By Barb Arland-Fye
The Catholic Messenger
DAVENPORT — The Diocese of Davenport announced March 16 the suspension of all public celebrations of the Mass until further notice. That significant decision comes in response to Iowa Governor Kim Reynolds’ weekend announcement of new mitigation measures to help curb the spread of COVID-19 within Iowa.
The social distancing interventions the governor called for are consistent with Step Three of the Davenport Diocese’s Pandemic Flu Policy. However, that policy takes steps beyond those measures. “We are well aware that the time to act is now if we are to have a significant impact on how fast the virus spreads in our communities,” Bishop Thomas Zinkula said.
This list outlines the key changes to church life, until further notice:
• All public celebrations of the Mass and all other public liturgies or devotions are to be cancelled.
• Baptisms, weddings and funerals may be celebrated with immediate family members only.
• Individual confession and anointing of the sick may be celebrated.
• All Catholics in the diocese are dispensed from the obligation to attend Sunday Mass.
• Persons who are sick, or caring for someone who is sick, should stay home.
• Persons 60 years of age or older, and those with underlying health conditions, should stay at home and avoid all gatherings or other situations of potential exposure.
• All large group meetings, conferences, retreats and the like in the diocese are to be cancelled.
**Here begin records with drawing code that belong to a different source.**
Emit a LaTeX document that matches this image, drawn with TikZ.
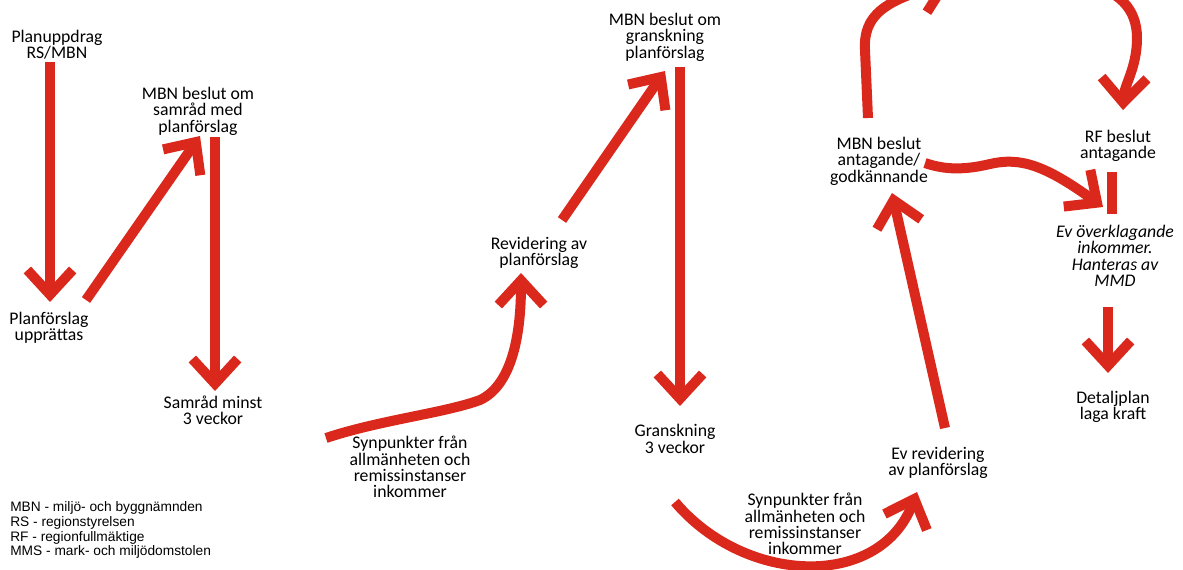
\documentclass[tikz,border=0pt]{standalone}
\usepackage{fontspec}
\setmainfont{Carlito}
\newfontfamily\legendfont{Liberation Sans}
\usetikzlibrary{arrows.meta}
\definecolor{flowred}{RGB}{218,41,28}
\begin{document}
\begin{tikzpicture}[x=0.75pt,y=-0.75pt,
  lbl/.style={align=center, inner sep=0pt, font=\fontsize{13.3}{12.3}\selectfont},
  ilbl/.style={align=center, inner sep=0pt, font=\fontsize{13.3}{12.3}\selectfont\itshape},
  legend/.style={align=left, inner sep=0pt, anchor=west, font=\legendfont\fontsize{10.3}{11.2}\selectfont},
  flow/.style={draw=flowred, line width=7.5pt, line cap=butt, line join=miter,
    -{Straight Barb[length=18.5pt,width=34pt,sharp]}},
  redbar/.style={draw=flowred, line width=7.5pt, line cap=butt}]
\useasboundingbox (0,0) rectangle (1183,569);
\clip (0,0) rectangle (1183,569);
% labels
\node[lbl] (plan) at (57,45) {Planuppdrag\\RS/MBN};
\node[lbl] (upp) at (49,328) {Planförslag\\upprättas};
\node[lbl] (samb) at (198,111) {MBN beslut om\\samråd med\\planförslag};
\node[lbl] (samr) at (213,410) {Samråd minst\\3 veckor};
\node[lbl] (syn1) at (410,467) {Synpunkter från\\allmänheten och\\remissinstanser\\inkommer};
\node[lbl] (rev) at (539,253) {Revidering av\\planförslag};
\node[lbl] (grb) at (665,37) {MBN beslut om\\granskning\\planförslag};
\node[lbl] (gr) at (675,439) {Granskning\\3 veckor};
\node[lbl] (syn2) at (805,524) {Synpunkter från\\allmänheten och\\remissinstanser\\inkommer};
\node[lbl] (evrev) at (938,463) {Ev revidering\\av planförslag};
\node[lbl] (ant) at (879,161) {MBN beslut\\antagande/\\godkännande};
\node[lbl] (rf) at (1118,146) {RF beslut\\antagande};
\node[ilbl] (overk) at (1115,256) {Ev överklagande\\inkommer.\\Hanteras av\\MMD};
\node[lbl] (det) at (1113,407) {Detaljplan\\laga kraft};
\node[legend] (leg) at (10,530) {MBN - miljö- och byggnämnden\\RS - regionstyrelsen\\RF - regionfullmäktige\\MMS - mark- och miljödomstolen};
% connector end points
\coordinate (plan-s) at (50,62);   \coordinate (upp-n) at (50,302);
\coordinate (upp-e) at (86,300);   \coordinate (samb-s) at (200,136);
\coordinate (samb-o) at (215,137); \coordinate (samr-n) at (215,391);
\coordinate (syn1-e) at (326,438); \coordinate (rev-s) at (521,273);
\coordinate (rev-e) at (562,220);  \coordinate (grb-s) at (665,71);
\coordinate (grb-o) at (680,67);   \coordinate (gr-n) at (680,406);
\coordinate (gr-s) at (675,502);   \coordinate (evrev-s) at (917,492);
\coordinate (evrev-n) at (945,428);\coordinate (ant-s) at (892,193);
\coordinate (ant-n) at (868,118);  \coordinate (topL) at (952,-18);
\coordinate (topR) at (1085,-16);  \coordinate (rf-n) at (1123,110);
\coordinate (ant-e) at (925,163);  \coordinate (overk-n) at (1103,207);
\coordinate (rf-s) at (1112,172);  \coordinate (rf-b) at (1112,214);
\coordinate (overk-s) at (1108,307); \coordinate (det-n) at (1108,373);
% connectors
\draw[flow] (plan-s) -- (upp-n);
\draw[flow] (upp-e) -- (samb-s);
\draw[flow] (samb-o) -- (samr-n);
\draw[flow] (syn1-e) .. controls (380,420) and (445,413) .. (480,400)
  .. controls (510,386) and (521,340) .. (rev-s);
\draw[flow] (rev-e) -- (grb-s);
\draw[flow] (grb-o) -- (gr-n);
\draw[flow] (gr-s) .. controls (745,585) and (880,590) .. (evrev-s);
\draw[flow] (evrev-n) -- (ant-s);
\draw[flow] (ant-n) -- (865,50) .. controls (863,15) and (885,0) .. (topL);
\draw[flow] (topR) .. controls (1118,-10) and (1137,8) .. (1137,38)
  .. controls (1137,68) and (1124,85) .. (rf-n);
\draw[flow] (ant-e) .. controls (945,170) and (965,170) .. (990,164)
  .. controls (1020,157) and (1045,165) .. (overk-n);
\draw[redbar] (rf-s) -- (rf-b);
\draw[flow] (overk-s) -- (det-n);
\end{tikzpicture}
\end{document}
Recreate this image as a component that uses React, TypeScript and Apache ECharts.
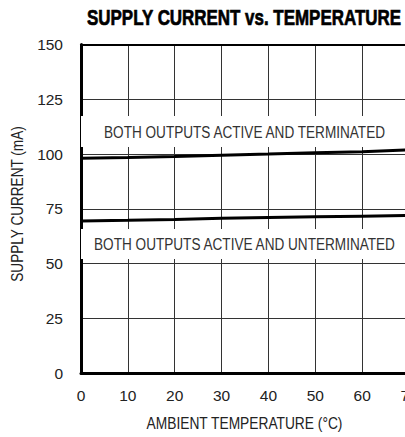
import React, { useEffect, useRef } from "react";
import * as echarts from "echarts";

const temperatures = [0, 10, 20, 30, 40, 50, 60, 70];
const terminated = [98.1, 98.4, 98.9, 99.5, 100.0, 100.6, 101.1, 101.9];
const unterminated = [69.5, 69.8, 70.2, 70.7, 71.1, 71.4, 71.7, 72.0];
const terminatedLabel = "BOTH OUTPUTS ACTIVE AND TERMINATED";
const unterminatedLabel = "BOTH OUTPUTS ACTIVE AND UNTERMINATED";
const terminatedBand = [103.2, 117.4];
const unterminatedBand = [52.1, 65.8];
const yTicks = [0, 25, 50, 75, 100, 125, 150];
const titleText = "SUPPLY CURRENT vs. TEMPERATURE";
const xName = "AMBIENT TEMPERATURE (°C)";
const yName = "SUPPLY CURRENT (mA)";

const FONT = "'Liberation Sans', Arial, sans-serif";

export default function App() {
  const ref = useRef<HTMLDivElement>(null);
  useEffect(() => {
    document.body.style.margin = "0";
    if (!ref.current) return;
    const chart = echarts.init(ref.current, null, { renderer: "svg" });
    const band = (range: number[]) => ({
      silent: true,
      itemStyle: { color: "#ffffff" },
      label: { show: false },
      data: [[{ yAxis: range[0] }, { yAxis: range[1] }]],
    });
    const condensed = (
      text: string,
      x: number,
      y: number,
      fontSize: number,
      scaleX: number,
      opts: any = {}
    ) => ({
      type: "text",
      x,
      y,
      scaleX,
      rotation: opts.rotation || 0,
      silent: true,
      z: 100,
      style: {
        text,
        x: 0,
        y: 0,
        align: "center",
        verticalAlign: "middle",
        fontFamily: FONT,
        fontSize,
        fontWeight: opts.fontWeight || "normal",
        fill: opts.fill || "#333",
        stroke: opts.stroke || null,
        lineWidth: opts.lineWidth || 0,
      },
    });
    chart.setOption({
      animation: false,
      backgroundColor: "#ffffff",
      grid: { left: 81, top: 44.5, right: -4, bottom: 63.7, outerBoundsMode: "none", containLabel: false },
      xAxis: [
        {
          type: "value",
          min: 0,
          max: 70,
          interval: 10,
          axisLine: { show: true, onZero: false, lineStyle: { color: "#000", width: 3 } },
          axisTick: { show: false },
          axisLabel: {
            fontFamily: FONT,
            fontSize: 15.5,
            color: "#222",
            margin: 14,
            showMaxLabel: true,
          },
          splitLine: { show: true, lineStyle: { color: "#333", width: 1 } },
        },
        {
          type: "value",
          position: "top",
          min: 0,
          max: 70,
          interval: 10,
          axisLine: { show: true, onZero: false, lineStyle: { color: "#000", width: 2 } },
          axisTick: { show: false },
          axisLabel: { show: false },
          splitLine: { show: false },
        },
      ],
      yAxis: {
        type: "value",
        min: yTicks[0],
        max: yTicks[yTicks.length - 1],
        interval: 25,
        axisLine: { show: true, onZero: false, lineStyle: { color: "#000", width: 3 } },
        axisTick: { show: false },
        axisLabel: { fontFamily: FONT, fontSize: 15.5, color: "#222", margin: 18 },
        splitLine: { show: true, lineStyle: { color: "#333", width: 1 } },
      },
      graphic: [
        condensed(titleText, 244, 17.5, 22, 0.77, {
          fontWeight: "bold",
          fill: "#000",
          stroke: "#000",
          lineWidth: 0.7,
        }),
        condensed(terminatedLabel, 244.5, 132, 17, 0.8),
        condensed(unterminatedLabel, 244.5, 244, 17, 0.8),
        condensed(xName, 244.5, 423, 17, 0.81, { fill: "#222" }),
        condensed(yName, 17, 204, 17, 0.8, { fill: "#222", rotation: Math.PI / 2 }),
      ],
      series: [
        {
          type: "line",
          data: temperatures.map((t, i) => [t, terminated[i]]),
          symbol: "none",
          lineStyle: { color: "#000", width: 3 },
          markArea: band(terminatedBand),
          z: 3,
        },
        {
          type: "line",
          data: temperatures.map((t, i) => [t, unterminated[i]]),
          symbol: "none",
          lineStyle: { color: "#000", width: 3 },
          markArea: band(unterminatedBand),
          z: 3,
        },
      ],
    });
    return () => chart.dispose();
  }, []);
  return <div ref={ref} style={{ width: 405, height: 437 }} />;
}
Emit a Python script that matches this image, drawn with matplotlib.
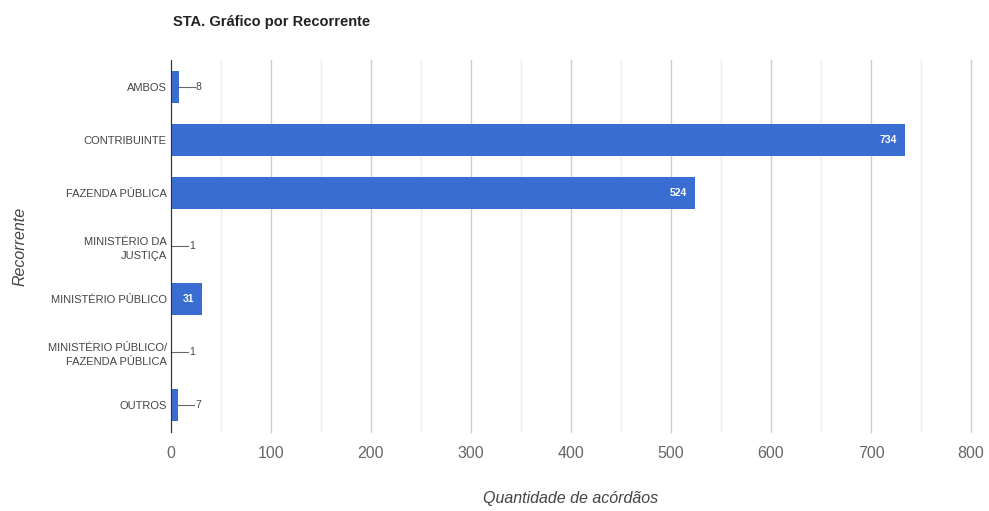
import numpy as np
import matplotlib.pyplot as plt
from matplotlib.ticker import MultipleLocator

plt.rcParams["font.family"] = ["Liberation Sans", "DejaVu Sans"]

recorrentes = ["AMBOS", "CONTRIBUINTE", "FAZENDA PÚBLICA", "MINISTÉRIO DA\nJUSTIÇA",
               "MINISTÉRIO PÚBLICO", "MINISTÉRIO PÚBLICO/\nFAZENDA PÚBLICA", "OUTROS"]
acordaos = [8, 734, 524, 1, 31, 1, 7]

bar_color = "#3a6dd1"

fig = plt.figure(figsize=(9.89, 5.11), dpi=100)
ax = fig.add_axes([171 / 989, 1 - 432 / 511, 800 / 989, 372 / 511])

y = np.arange(len(recorrentes))
ax.barh(y, acordaos, height=0.6, color=bar_color, zorder=3)
ax.set_ylim(len(recorrentes) - 0.5, -0.5)
ax.set_xlim(0, 800)

# gridlines: darker every 100, lighter in between
ax.xaxis.set_major_locator(MultipleLocator(100))
ax.xaxis.set_minor_locator(MultipleLocator(50))
ax.grid(which="major", axis="x", color="#cccccc", lw=1, zorder=0, clip_on=False)
ax.grid(which="minor", axis="x", color="#ebebeb", lw=1, zorder=0)
ax.tick_params(axis="x", which="both", length=0, pad=10, labelsize=11.5, labelcolor="#666666")
ax.tick_params(axis="y", length=0, pad=3, labelsize=8, labelcolor="#444444")
ax.set_yticks(y)
ax.set_yticklabels(recorrentes, linespacing=1.5)
for s in ["top", "right", "bottom"]:
    ax.spines[s].set_visible(False)
ax.spines["left"].set_color("#333333")
ax.spines["left"].set_zorder(4)

# value labels: inside for long bars, outside with a leader line for short ones
for yi, v in zip(y, acordaos):
    if v >= 20:
        ax.text(v - 8, yi, str(v), color="white", fontsize=7.5, fontweight="bold",
                ha="right", va="center", zorder=5)
    else:
        ax.plot([v, v + 16], [yi, yi], color="#666666", lw=0.8, zorder=4)
        ax.text(v + 17, yi, str(v), color="#444444", fontsize=7.5,
                ha="left", va="center", zorder=5)

ax.set_xlabel("Quantidade de acórdãos", fontsize=11.5, style="italic", color="#444444", labelpad=22)
fig.text(20 / 989, 1 - 246 / 511, "Recorrente", fontsize=11.5, style="italic", color="#444444",
         rotation=90, ha="center", va="center")
fig.text(173 / 989, 1 - 22 / 511, "STA. Gráfico por Recorrente", fontsize=10.5,
         fontweight="bold", color="#222222", ha="left", va="center")

fig.savefig("out.png", dpi=100)
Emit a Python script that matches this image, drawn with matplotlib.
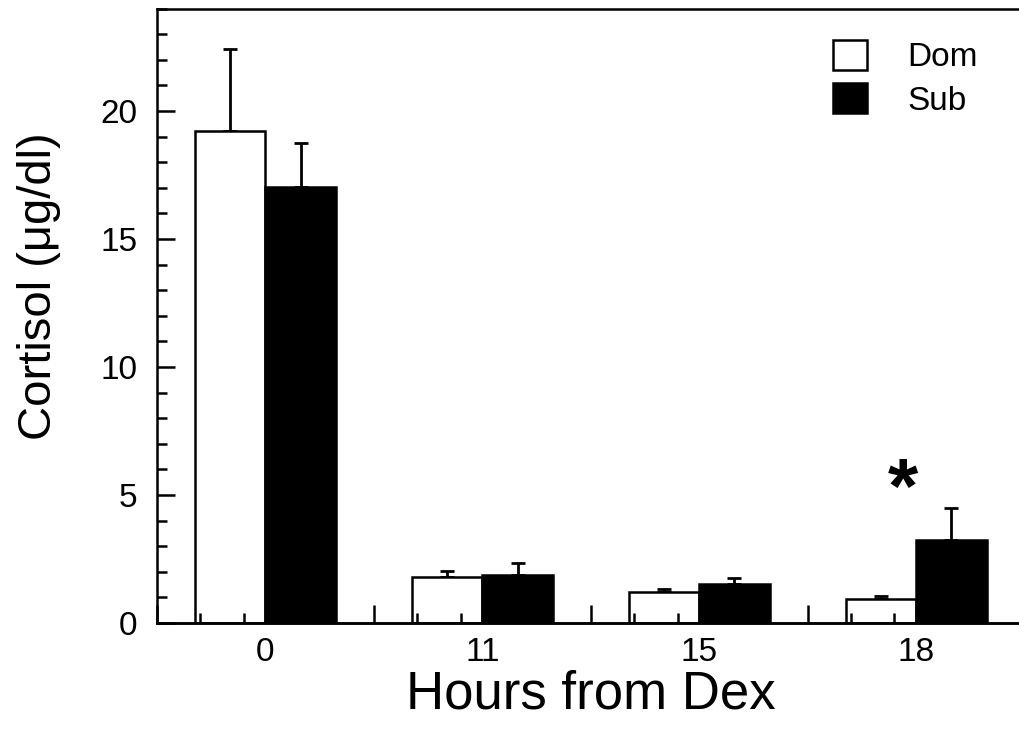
import matplotlib
matplotlib.use("Agg")
import matplotlib.pyplot as plt
import numpy as np
from matplotlib.ticker import MultipleLocator, FixedLocator, NullFormatter

plt.rcParams['font.family'] = ['Liberation Sans', 'DejaVu Sans']

# Data
categories = ["0", "11", "15", "18"]
dom_values = [19.22, 1.81, 1.20, 0.94]
dom_errors = [3.20, 0.23, 0.12, 0.13]
sub_values = [17.04, 1.87, 1.53, 3.24]
sub_errors = [1.72, 0.49, 0.23, 1.24]
series_labels = ["Dom", "Sub"]
significance_label = "*"
significance_group = 3

W, H = 1019, 730
fig = plt.figure(figsize=(W / 100, H / 100), dpi=100)
ax = fig.add_axes([157 / W, 1 - 623 / H, 4 * 216.9 / W, 614.4 / H])
ax.set_axisbelow(False)

centers = np.arange(len(categories)) + 0.5
bw = 0.325
lw = 1.8

ax.bar(centers - bw, dom_values, width=bw, align='edge', color='white',
       edgecolor='black', linewidth=lw, label=series_labels[0], zorder=1)
ax.bar(centers, sub_values, width=bw, align='edge', color='black',
       edgecolor='black', linewidth=lw, label=series_labels[1], zorder=1)

ekw = dict(fmt='none', ecolor='black', elinewidth=2.0, capsize=5, capthick=2.0, zorder=0.9)
ax.errorbar(centers - bw / 2, dom_values,
            yerr=[np.zeros(len(dom_errors)), dom_errors], **ekw)
ax.errorbar(centers + bw / 2, sub_values,
            yerr=[np.zeros(len(sub_errors)), sub_errors], **ekw)

ax.set_xlim(0, 4)
ax.set_ylim(0, 24)

# y ticks
ax.yaxis.set_major_locator(MultipleLocator(5))
ax.yaxis.set_minor_locator(MultipleLocator(1))
ax.tick_params(axis='y', which='major', direction='in', length=13, width=1.8,
               labelsize=24, pad=14, right=False)
ax.tick_params(axis='y', which='minor', direction='in', length=7, width=1.8, right=False)

# x tick labels at group centers (no tick mark); short ticks every 0.2
ax.set_xticks(centers)
ax.set_xticklabels(categories)
ax.tick_params(axis='x', which='major', direction='in', length=0, labelsize=24, pad=10, top=False)
minor_pos = [i * 0.2 for i in range(1, 20) if i % 5 != 0]
ax.xaxis.set_minor_locator(FixedLocator(minor_pos))
ax.xaxis.set_minor_formatter(NullFormatter())
ax.tick_params(axis='x', which='minor', direction='in', length=7, width=1.8, top=False)

# long x tick marks at group boundaries
sec = ax.secondary_xaxis('bottom')
sec.set_zorder(3)
sec.set_xticks([0, 1, 2, 3, 4])
sec.xaxis.set_major_formatter(NullFormatter())
sec.tick_params(which='major', direction='in', length=13, width=1.8)
sec.spines['bottom'].set_linewidth(1.8)

for s in ax.spines.values():
    s.set_linewidth(1.8)

ax.set_xlabel("Hours from Dex", fontsize=38, labelpad=1)
ax.set_ylabel("Cortisol (\u03bcg/dl)", fontsize=34)
ax.yaxis.set_label_coords(-0.111, 0.548)

ax.text(centers[significance_group] - 0.06, 5.1, significance_label,
        fontsize=56, fontweight='bold', ha='center', va='center')

leg = ax.legend(loc='upper left', bbox_to_anchor=(833 / W, 1 - 40 / H),
                bbox_transform=fig.transFigure, frameon=False, fontsize=24,
                handlelength=1.02, handleheight=1.0, handletextpad=1.2,
                labelspacing=0.3, borderpad=0, borderaxespad=0)
for p in leg.get_patches():
    p.set_linewidth(1.8)

fig.savefig("out.png", dpi=100)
• All faith formation classes and activities are cancelled (use electronic formats if possible).
• Small office meetings may take place if essential, but it is preferable to meet electronically.
• Encourage staff, especially those at risk for severe illness, to telework (when feasible).
• Limit non-essential work travel.
• All Catholic schools will be closed until at least April 13 and all extracurricular events are cancelled. Further guidance will be forthcoming from the Office of the Superintendent.
“We do not take these steps lightly, especially the cancellation of almost all public worship within the diocese,” Bishop Zinkula said. “The sacraments, and especially the Eucharist, lie at the heart of who we are as Catholics. The common good calls us to make this sacrifice. The need for urgent action to avoid overwhelming our health care system is clear, based on accounts from around the world. Our prayer is that this form of Lenten fasting will put us in deeper solidarity with those going with so much less, with those who will be and are being severely affected by this outbreak.”
While public celebration of the Mass and other liturgies cannot take place, if possible, the pastor will open that parish’s church building at certain times to allow individuals access for private prayer.
People should not enter the building if they are ill, must practice appropriate handwashing and cough hygiene, and remain at least 6 feet apart from one another. No more than 10 people should be in the church at any given time. In smaller church buildings, the number of persons may need to be fewer than 10 to maintain the 6-foot distance
Diocesan staff who attended a meeting about the announcement sat 6 feet apart from one another on metal folding chairs in the old gym at diocesan headquarters, the largest room in the building. Some attended by electronic meeting. Staffers wondered about the timeframe for the restrictions, but diocesan leaders could not predict an endpoint. The Centers for Disease Control and Prevention recently recommended suspension of large group gatherings for at least the next eight weeks. Gatherings are restricted to 10 persons for 15 days. Diocesan leaders will notify the faithful of the lifting of restrictions.
Bishop Zinkula asked his diocesan staff to think and pray about “what we can learn from this. We have all been rushing around in today’s culture. Well now, we are forced to slow down. What might we do with the extra time we have on our hands this Lent? What might that look like?”
“We need to do what we can to be a support and a resource to the people of the diocese. How can we best serve them in this interesting, unfamiliar and uncomfortable situation?”
Pope Francis asks clergy and other ministers to practice precautions appropriately and to minister to the people, Bishop Zinkula said.
“This isn’t an ‘either or’ decision. It is a ‘both and’ decision. We continue to do our ministry, but we do it in a different way.” Among the different ways, setting up telephone trees to check in on parishioners to see how they are doing, live streaming Mass on social media, posting homilies, picking up groceries for someone who cannot get out of the house. Providing faith enrichment through web-based platforms, for example.
Closing the meeting with diocesan staff in prayer, Bishop Zinkula prayed “Let us remember in our prayers those who are suffering in this outbreak: the sick, the anxious, and all those most vulnerable to social disruption. Let us pray, too, for scientists, health professionals, public officials, and all who serve the common good in this difficult and uncertain time. … Keep us hopeful. Keep us united in love for each other and you.”